See if you can figure out whether it’s just the string buzzing, or if the buzz is coming from (or being amplified by) anything else in the guitar. I’ve had cases where machine heads would resonate with a buzz, and I was much happier with those machine heads replaced.

But most likely, it’s just “normal” E-string buzz, especially if you use very light strings and have a very low action. I’ve played some guitars of some very gifted players, set up very nicely, and that sound lovely in their hands on stage, but which had a bit of E-string buzz in a quiet room. So, I suspect it’s “normal”.

Another cause can be in the nut, and if so, any good tech should be able to tell you if it’s that and fix it in a jiffy (possibly even for free, if you’re having other work done).
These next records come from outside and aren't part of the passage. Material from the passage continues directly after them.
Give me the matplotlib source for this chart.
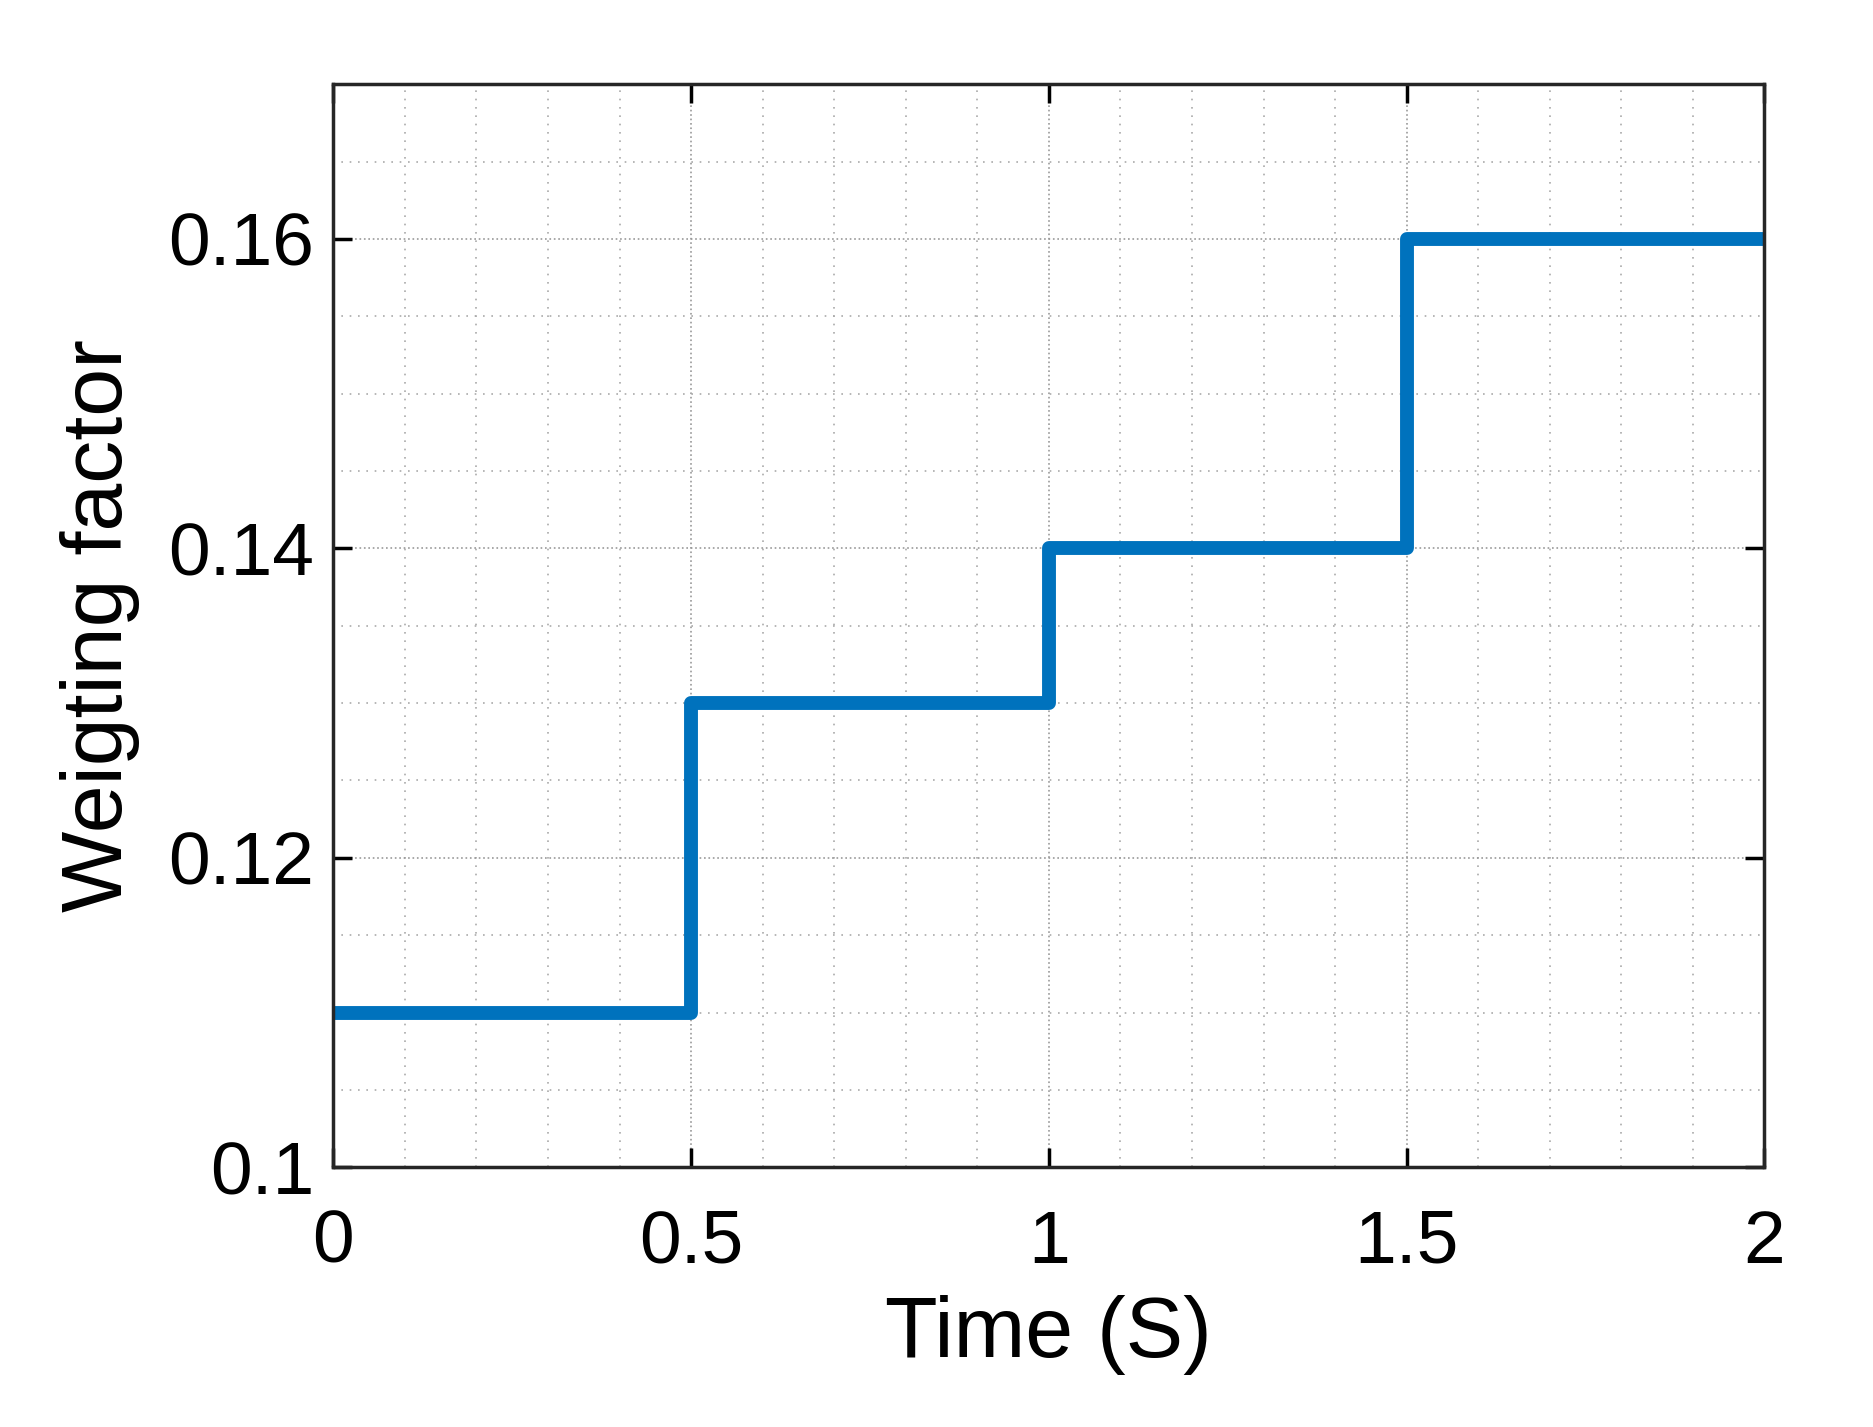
import matplotlib
matplotlib.use("Agg")
import matplotlib.pyplot as plt
from matplotlib.ticker import MultipleLocator

time_s = [0, 0.5, 1.0, 1.5, 2.0]
weight = [0.11, 0.13, 0.14, 0.16, 0.16]
xticks = [0, 0.5, 1, 1.5, 2]
xticklabels = ["0", "0.5", "1", "1.5", "2"]
yticks = [0.1, 0.12, 0.14, 0.16]
yticklabels = ["0.1", "0.12", "0.14", "0.16"]

plt.rcParams['font.family'] = ['Liberation Sans', 'DejaVu Sans']
fig = plt.figure(figsize=(18.73, 14.27), dpi=100)
ax = fig.add_axes([0.178, 0.182, 0.764, 0.759])
ax.step(time_s, weight, where='post', color='#0072BD', lw=10)
ax.set_xlim(0, 2)
ax.set_ylim(0.1, 0.17)
ax.set_xticks(xticks)
ax.set_xticklabels(xticklabels)
ax.set_yticks(yticks)
ax.set_yticklabels(yticklabels)
ax.xaxis.set_minor_locator(MultipleLocator(0.1))
ax.yaxis.set_minor_locator(MultipleLocator(0.005))
ax.grid(which='major', color='#999999', ls=':', lw=1.2)
ax.grid(which='minor', color='#aaaaaa', ls=(0, (1, 4)), lw=1.2)
ax.tick_params(which='major', labelsize=54, direction='in', length=14, width=2.5,
               top=True, right=True, pad=14)
ax.tick_params(axis='x', which='major', pad=30)
ax.tick_params(which='minor', length=0)
for s in ax.spines.values():
    s.set_linewidth(2.5)
    s.set_color('#262626')
ax.set_xlabel('Time (S)', fontsize=62, labelpad=12)
ax.set_ylabel('Weigting factor', fontsize=62, labelpad=20)
fig.savefig('out.png', dpi=100)
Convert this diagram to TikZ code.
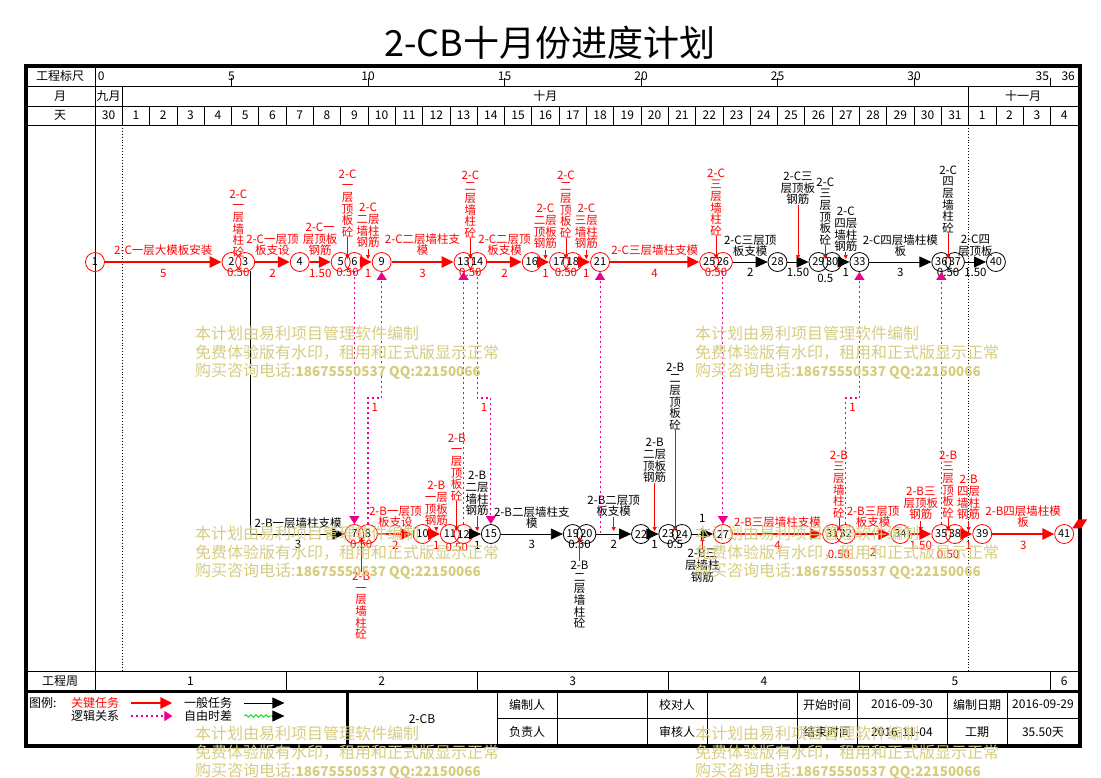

For example, one common cause is if the nut isn’t cut right, so the string is “fretted” at the machine head side of the nut, and the groove slants slightly down toward the bridge. The quick fix is to deepen the groove on the machine head side so that it “frets” against the other edge of the nut.

I highly recommend you pay whatever it is these days, probably $75, to have a good technician do a quick action/intonation adjustment and lookover. A good tech will also note any other minor things that need to be fixed and there are so many that take only a moment. I know how to do a lot of work on my own guitars, but I’m still amazed at how much better a guitar feels after a trip to the shop.

You can tell the gifted pros: they’re the ones all the local pro players use, so if you’re an amateur, you don’t get your guitar back very quickly, but it’s worth it. (Good reason to have another guitar!)

If nothing else, the advice you can get when they hand it back is often worth the cost of the job.